• _Problem_: Show each line of the data below that has the string "LaTeX" in it.

• _Records supplied_:
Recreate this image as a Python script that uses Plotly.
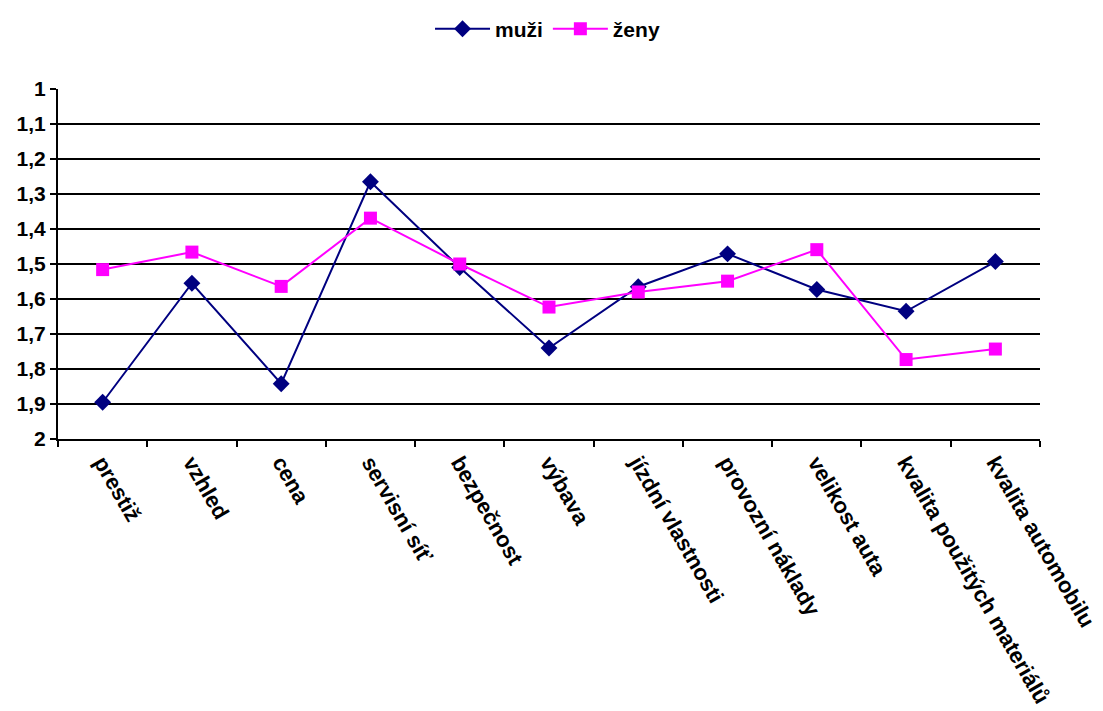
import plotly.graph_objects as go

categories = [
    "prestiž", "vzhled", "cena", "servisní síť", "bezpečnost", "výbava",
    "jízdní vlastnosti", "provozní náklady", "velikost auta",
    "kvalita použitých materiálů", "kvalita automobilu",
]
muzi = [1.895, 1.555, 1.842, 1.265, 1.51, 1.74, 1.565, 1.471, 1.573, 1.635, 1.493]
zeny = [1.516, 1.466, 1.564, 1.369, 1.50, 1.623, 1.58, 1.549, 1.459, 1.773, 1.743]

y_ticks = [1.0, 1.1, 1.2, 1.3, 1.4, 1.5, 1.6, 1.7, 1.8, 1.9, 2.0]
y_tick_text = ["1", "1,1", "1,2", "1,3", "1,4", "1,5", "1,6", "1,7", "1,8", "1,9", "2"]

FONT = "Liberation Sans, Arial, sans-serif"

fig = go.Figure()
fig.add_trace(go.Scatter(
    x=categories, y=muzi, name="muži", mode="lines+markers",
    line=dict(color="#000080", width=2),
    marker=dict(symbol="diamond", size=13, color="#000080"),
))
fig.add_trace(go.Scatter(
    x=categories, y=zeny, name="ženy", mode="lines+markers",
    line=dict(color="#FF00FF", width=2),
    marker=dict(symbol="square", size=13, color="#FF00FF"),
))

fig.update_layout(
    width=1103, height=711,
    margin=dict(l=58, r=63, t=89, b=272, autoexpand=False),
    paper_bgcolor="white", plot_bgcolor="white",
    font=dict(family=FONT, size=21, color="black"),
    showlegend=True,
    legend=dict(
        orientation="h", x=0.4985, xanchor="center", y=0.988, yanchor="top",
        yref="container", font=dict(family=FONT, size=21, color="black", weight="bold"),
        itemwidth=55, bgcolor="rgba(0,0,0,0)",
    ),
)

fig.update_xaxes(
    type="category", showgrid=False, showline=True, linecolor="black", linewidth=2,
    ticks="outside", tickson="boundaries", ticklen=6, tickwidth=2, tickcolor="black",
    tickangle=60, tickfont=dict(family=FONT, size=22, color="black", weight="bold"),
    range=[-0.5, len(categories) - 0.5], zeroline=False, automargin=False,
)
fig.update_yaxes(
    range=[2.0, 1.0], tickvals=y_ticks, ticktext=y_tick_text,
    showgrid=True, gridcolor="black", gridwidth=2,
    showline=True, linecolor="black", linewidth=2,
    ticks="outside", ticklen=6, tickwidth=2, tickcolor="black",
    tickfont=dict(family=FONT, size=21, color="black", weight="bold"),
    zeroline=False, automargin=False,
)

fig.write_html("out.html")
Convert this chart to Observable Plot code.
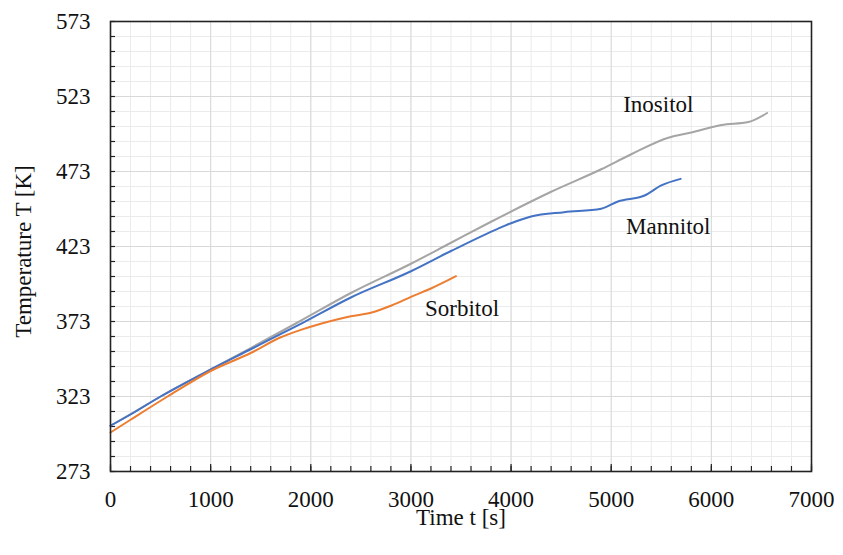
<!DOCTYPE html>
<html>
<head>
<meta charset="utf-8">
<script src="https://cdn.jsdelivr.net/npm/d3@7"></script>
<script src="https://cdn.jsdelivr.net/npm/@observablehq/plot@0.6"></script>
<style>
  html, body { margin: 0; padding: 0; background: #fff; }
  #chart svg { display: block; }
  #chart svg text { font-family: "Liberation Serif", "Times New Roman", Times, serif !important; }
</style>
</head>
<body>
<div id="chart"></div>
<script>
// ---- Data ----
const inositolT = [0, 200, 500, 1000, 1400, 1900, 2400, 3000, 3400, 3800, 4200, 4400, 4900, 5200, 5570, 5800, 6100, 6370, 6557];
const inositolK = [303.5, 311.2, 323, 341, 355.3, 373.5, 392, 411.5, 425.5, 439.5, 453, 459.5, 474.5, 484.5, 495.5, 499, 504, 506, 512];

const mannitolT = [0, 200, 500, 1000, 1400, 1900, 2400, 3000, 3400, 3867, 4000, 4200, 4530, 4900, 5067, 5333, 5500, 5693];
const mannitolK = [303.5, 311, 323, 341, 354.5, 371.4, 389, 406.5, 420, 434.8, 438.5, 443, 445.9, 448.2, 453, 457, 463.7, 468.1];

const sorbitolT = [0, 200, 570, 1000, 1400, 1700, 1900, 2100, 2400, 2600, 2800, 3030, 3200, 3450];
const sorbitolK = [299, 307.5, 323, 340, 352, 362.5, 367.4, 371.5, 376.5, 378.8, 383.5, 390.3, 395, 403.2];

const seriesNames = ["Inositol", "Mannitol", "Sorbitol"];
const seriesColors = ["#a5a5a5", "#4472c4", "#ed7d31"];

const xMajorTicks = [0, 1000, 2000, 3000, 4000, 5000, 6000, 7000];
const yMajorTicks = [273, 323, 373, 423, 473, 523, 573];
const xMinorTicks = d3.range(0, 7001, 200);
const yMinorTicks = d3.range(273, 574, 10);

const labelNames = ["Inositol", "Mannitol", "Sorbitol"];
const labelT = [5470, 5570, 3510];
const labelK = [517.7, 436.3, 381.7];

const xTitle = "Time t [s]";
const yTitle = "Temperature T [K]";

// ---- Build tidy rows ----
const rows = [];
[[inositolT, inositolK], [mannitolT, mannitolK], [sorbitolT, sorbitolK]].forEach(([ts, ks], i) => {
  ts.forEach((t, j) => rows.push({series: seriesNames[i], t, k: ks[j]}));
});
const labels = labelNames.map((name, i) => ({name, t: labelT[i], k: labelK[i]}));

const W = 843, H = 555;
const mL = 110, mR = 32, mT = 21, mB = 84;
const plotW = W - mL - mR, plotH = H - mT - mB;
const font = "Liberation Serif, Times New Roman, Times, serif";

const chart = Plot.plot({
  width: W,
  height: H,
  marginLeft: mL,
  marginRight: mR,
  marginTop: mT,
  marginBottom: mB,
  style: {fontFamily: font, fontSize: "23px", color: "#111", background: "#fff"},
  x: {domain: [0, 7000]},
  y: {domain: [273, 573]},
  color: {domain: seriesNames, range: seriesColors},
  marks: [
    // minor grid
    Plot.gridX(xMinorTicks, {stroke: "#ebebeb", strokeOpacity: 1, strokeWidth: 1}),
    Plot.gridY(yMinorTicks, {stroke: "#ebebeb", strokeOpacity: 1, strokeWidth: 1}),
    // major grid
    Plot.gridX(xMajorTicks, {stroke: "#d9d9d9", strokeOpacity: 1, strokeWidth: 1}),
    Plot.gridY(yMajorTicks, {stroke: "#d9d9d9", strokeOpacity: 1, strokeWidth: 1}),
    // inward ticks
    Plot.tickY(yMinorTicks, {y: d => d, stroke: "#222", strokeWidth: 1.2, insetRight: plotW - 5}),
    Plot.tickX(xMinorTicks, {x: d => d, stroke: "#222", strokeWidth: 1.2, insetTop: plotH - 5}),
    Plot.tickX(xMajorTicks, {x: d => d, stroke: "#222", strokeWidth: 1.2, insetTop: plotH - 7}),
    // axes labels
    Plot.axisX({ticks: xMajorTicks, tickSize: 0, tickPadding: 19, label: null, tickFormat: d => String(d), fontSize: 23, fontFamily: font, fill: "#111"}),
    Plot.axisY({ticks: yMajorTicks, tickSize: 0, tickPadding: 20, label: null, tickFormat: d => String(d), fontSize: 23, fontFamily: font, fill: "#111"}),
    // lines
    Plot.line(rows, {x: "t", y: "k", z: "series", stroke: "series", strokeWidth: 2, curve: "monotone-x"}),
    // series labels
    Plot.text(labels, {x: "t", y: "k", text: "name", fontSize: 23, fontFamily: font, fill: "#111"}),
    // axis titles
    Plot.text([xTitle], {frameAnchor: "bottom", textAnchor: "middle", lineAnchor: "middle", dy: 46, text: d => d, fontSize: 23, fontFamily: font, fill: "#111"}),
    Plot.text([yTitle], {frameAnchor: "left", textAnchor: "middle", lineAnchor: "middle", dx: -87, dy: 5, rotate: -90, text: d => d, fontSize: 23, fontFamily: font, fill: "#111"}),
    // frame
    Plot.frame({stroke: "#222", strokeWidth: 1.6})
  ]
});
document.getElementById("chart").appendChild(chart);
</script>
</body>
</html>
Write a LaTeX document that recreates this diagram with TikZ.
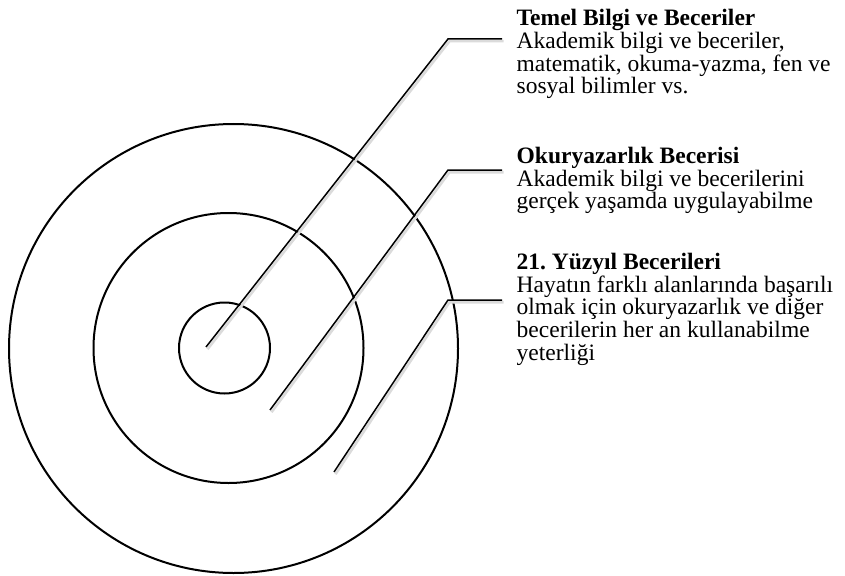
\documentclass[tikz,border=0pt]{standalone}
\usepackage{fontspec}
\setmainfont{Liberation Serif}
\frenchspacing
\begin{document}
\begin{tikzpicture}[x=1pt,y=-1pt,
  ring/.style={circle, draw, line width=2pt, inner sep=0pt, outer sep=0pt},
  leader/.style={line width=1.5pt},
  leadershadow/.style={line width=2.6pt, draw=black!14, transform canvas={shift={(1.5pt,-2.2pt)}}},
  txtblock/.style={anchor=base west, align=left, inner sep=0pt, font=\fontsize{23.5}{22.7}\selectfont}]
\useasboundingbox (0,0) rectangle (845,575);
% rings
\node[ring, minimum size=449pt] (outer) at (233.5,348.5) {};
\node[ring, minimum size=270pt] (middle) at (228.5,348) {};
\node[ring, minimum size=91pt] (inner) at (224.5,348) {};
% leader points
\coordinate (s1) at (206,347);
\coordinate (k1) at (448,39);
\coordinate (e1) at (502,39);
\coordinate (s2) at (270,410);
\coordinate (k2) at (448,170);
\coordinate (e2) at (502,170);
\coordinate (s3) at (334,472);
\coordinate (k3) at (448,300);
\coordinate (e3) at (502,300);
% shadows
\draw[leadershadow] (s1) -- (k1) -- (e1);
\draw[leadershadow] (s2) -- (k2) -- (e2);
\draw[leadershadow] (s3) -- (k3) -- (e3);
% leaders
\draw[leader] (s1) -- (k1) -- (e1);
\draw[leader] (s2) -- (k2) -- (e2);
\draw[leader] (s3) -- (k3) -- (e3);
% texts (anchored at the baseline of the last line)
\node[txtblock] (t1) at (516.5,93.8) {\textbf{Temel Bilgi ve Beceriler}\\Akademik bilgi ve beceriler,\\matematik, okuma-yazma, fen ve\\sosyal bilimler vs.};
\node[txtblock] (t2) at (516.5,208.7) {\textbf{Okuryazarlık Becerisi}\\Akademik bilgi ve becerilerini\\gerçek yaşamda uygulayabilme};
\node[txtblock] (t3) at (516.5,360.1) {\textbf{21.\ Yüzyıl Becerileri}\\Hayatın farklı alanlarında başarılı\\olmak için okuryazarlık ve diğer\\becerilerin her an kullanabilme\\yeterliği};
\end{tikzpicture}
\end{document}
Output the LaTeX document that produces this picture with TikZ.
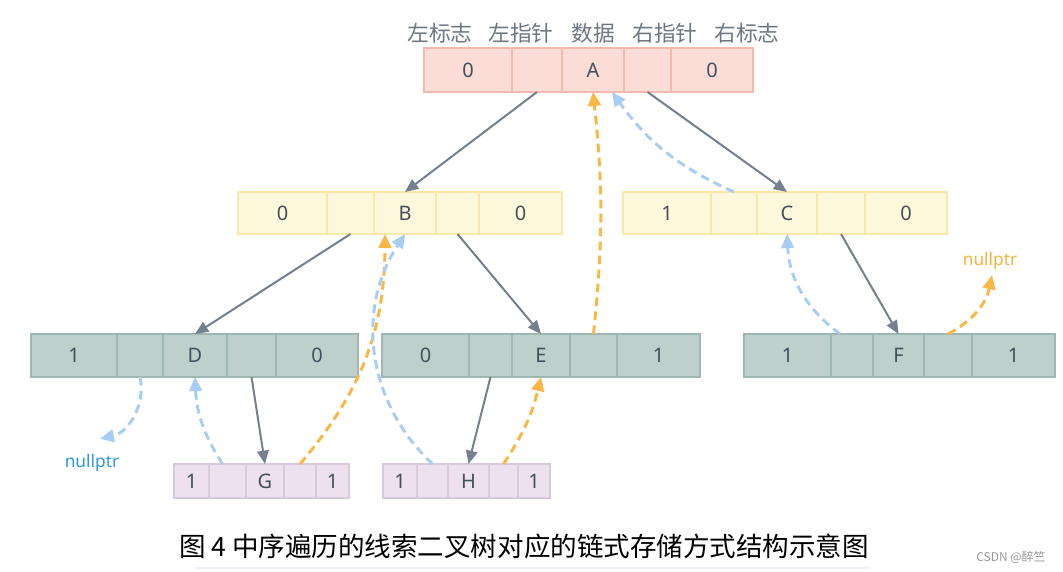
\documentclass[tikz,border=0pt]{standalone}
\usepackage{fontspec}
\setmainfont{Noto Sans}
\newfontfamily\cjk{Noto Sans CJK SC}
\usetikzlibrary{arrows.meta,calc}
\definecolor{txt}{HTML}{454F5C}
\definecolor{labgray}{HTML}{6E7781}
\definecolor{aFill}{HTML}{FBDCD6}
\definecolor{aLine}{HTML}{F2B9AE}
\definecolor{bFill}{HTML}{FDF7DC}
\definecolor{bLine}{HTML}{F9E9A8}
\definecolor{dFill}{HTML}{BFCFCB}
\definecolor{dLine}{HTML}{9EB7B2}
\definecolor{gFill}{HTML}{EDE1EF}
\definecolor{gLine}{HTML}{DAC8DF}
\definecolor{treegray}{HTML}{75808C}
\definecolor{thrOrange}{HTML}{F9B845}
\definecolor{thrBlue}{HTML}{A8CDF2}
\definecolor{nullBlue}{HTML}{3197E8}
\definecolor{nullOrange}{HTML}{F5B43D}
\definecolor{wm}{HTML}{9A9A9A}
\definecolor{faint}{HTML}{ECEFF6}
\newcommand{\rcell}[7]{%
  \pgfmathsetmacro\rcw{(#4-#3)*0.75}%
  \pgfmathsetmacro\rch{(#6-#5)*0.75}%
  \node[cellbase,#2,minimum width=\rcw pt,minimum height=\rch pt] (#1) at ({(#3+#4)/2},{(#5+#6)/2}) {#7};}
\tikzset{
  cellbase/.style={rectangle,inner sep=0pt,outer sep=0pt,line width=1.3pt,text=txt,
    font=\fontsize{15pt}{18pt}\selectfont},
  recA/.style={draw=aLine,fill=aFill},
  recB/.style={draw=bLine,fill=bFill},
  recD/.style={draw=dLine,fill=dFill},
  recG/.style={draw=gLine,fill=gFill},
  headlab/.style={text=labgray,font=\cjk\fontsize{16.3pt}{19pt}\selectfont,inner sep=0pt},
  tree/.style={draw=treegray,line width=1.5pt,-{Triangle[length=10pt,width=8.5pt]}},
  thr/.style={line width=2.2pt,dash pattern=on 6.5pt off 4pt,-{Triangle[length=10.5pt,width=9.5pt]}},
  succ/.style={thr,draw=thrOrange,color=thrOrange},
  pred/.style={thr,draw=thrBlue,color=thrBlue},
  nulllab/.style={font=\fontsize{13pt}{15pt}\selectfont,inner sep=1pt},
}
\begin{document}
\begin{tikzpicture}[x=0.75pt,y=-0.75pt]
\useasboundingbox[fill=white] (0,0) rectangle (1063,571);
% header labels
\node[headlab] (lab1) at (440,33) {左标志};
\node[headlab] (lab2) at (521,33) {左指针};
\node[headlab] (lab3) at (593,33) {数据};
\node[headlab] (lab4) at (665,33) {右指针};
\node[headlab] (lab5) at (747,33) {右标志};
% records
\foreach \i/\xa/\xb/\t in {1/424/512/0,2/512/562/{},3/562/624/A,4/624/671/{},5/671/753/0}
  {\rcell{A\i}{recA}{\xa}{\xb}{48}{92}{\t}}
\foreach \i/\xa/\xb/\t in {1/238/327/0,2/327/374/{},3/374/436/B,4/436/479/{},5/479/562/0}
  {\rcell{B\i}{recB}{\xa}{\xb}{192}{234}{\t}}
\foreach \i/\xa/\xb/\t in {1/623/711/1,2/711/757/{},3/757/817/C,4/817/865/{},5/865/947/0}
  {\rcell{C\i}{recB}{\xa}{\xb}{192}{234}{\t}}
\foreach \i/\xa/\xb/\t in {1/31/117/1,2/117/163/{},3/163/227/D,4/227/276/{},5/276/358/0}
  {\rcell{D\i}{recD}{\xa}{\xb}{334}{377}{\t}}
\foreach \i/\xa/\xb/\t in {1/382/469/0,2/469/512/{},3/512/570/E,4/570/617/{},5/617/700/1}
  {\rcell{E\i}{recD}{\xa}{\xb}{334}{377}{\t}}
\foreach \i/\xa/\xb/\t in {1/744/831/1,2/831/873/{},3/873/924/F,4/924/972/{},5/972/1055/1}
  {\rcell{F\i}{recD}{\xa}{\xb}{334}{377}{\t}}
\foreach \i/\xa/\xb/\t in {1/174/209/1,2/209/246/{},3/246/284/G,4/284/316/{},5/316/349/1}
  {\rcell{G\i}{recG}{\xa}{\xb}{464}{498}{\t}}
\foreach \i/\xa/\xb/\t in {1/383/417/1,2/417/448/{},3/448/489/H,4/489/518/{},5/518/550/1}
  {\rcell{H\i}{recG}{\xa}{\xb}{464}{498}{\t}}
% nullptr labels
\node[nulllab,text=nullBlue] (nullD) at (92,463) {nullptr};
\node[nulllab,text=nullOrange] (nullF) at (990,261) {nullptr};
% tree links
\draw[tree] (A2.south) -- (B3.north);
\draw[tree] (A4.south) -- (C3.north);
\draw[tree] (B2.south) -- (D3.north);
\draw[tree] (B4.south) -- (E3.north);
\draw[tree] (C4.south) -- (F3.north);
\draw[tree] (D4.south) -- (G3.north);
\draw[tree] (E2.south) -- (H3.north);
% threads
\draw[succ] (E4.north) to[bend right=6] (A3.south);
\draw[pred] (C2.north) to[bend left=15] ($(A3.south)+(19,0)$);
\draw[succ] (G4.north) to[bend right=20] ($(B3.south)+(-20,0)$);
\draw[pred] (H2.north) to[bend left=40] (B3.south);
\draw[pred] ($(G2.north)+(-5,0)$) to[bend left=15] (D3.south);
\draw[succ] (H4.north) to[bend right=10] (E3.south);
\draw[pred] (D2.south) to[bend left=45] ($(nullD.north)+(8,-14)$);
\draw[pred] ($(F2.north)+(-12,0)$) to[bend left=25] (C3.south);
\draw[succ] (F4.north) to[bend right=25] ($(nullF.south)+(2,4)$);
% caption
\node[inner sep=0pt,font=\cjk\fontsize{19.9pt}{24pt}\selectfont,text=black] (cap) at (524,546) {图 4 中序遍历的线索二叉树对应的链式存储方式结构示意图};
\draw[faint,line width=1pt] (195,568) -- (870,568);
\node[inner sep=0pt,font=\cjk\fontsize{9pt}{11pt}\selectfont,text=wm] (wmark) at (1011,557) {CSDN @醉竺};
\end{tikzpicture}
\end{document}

• _Solution_:
Write a LaTeX document that recreates this diagram with TikZ.
Output the LaTeX document that produces this picture with TikZ.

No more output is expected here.